Many of us vowed to eat more healthfully in the new year but, one month later, are still struggling to take that first step. Here are some grocery store guidelines to reduce the amount of fat, sugar and salt in your diet, which are associated with a higher risk for obesity, heart attack, diabetes, and other diseases.
Make your meal healthier by substituting foods with lots of color from natural sources (not artificial colors) for foods that are white or brown. Start in the produce section with fresh fruits and veggies, which are high in vitamins and fiber and low in fat. But be sure to check the labels on processed foods in this department like guacamole or prepared salads with dressing; they may contain high amounts of fat, sodium and/or sugar.
In the dairy section, stick with low-fat where possible. Beware of flavored yogurts which can contain as much as half of the recommended daily allowance of sugar. Recent research indicates that eggs are OK in moderation, but check with your doctor first.
At the butcher shop, lean meats (such as chicken) and fish are the healthiest alternatives. Processed meats (like lunchmeat or hot dogs) contain high amounts of sodium.
The bakery department can be tricky. While breads and other baked goods can have a place at your dinner table, the hidden sugars and sodium in bread might surprise you. Just two slices of packaged white sandwich bread may account for as much as a quarter of your recommended daily sodium intake. Instead, select breads made from whole grains (NOT whole wheat), which can lower LDL (bad cholesterol) and decrease the risk of diabetes by almost a third.

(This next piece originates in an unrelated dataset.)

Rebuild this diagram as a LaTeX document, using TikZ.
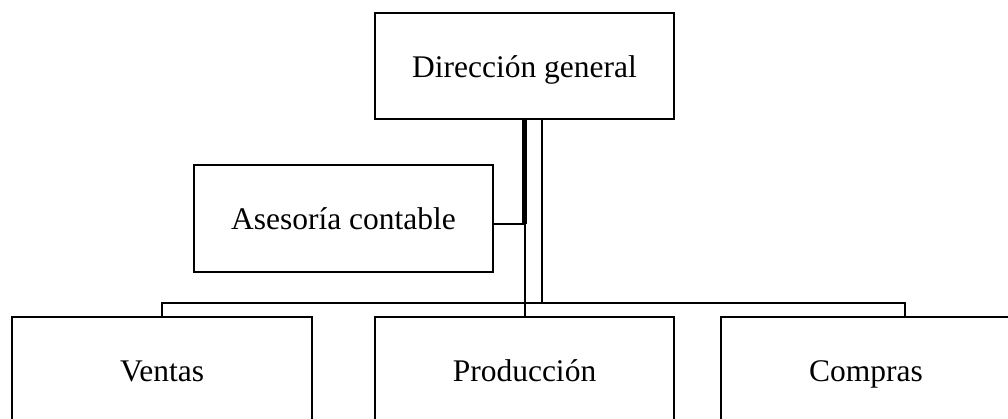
\documentclass[tikz,border=0pt]{standalone}
\usepackage{fontspec}
\setmainfont{Liberation Serif}
\begin{document}
\begin{tikzpicture}[x=1pt,y=-1pt,
  box/.style={draw, line width=2.6pt, inner sep=0pt, text height=22pt, text depth=0pt,
    font=\fontsize{31.5}{36}\selectfont},
  conn/.style={line width=2pt},
  thickconn/.style={line width=4.5pt}]
\useasboundingbox (0,0) rectangle (1008,418);
\node[box, minimum width=299pt, minimum height=106pt] (dg) at (524.5,66) {Dirección general};
\node[box, minimum width=299pt, minimum height=107pt] (as) at (343.5,218.5) {Asesoría contable};
\node[box, minimum width=300pt, minimum height=106pt] (ve) at (162,370) {Ventas};
\node[box, minimum width=299pt, minimum height=106pt] (pr) at (524.5,370) {Producción};
\node[box, minimum width=290pt, minimum height=106pt] (co) at (866,370) {Compras};
\coordinate (j) at (525,224);
\coordinate (k) at (542,303);
\coordinate (c) at (905,303);
\draw[conn] (dg.south) -- (pr.north);
\draw[thickconn] (dg.south) -- (dg.south |- j);
\draw[conn] (as.east |- j) -- (j);
\draw[conn] (dg.south -| k) -- (k);
\draw[conn] (ve.north) -- (ve.north |- k) -- (c) -- (c |- co.north);
\end{tikzpicture}
\end{document}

The interior aisles of the grocery store are treacherous. Almost everything in a plastic wrapper is highly processed and loaded with fat, salt, sugar or all three. If you spend a lot of time in the middle aisles, do a lot of label-reading and look for healthier substitutes. Plain canned beans in water are a good choice, as are some nuts and dried fruit. Also, be aware of serving sizes per package: for example, canned soups are sometimes advertised as low sodium – but if the serving size is half a can and you’re accustomed to eating a full can of soup, you’ll be getting double the dose of sodium.
In the frozen food aisle, frozen veggies without added sauces and fruits without added sugar can substitute for fresh, Choose low-fat ice cream over regular versions. Be very careful of frozen pizzas, dinners and snacks, which can be loaded with sodium.
Perhaps the easiest way to eat healthy is to make a grocery list that emphasizes naturally colorful foods – the more vegetables, the better — and stick to it.
— Susan Smyth, MD, PhD, is the Medical Director of the Gill Heart Institute at the University of Kentucky.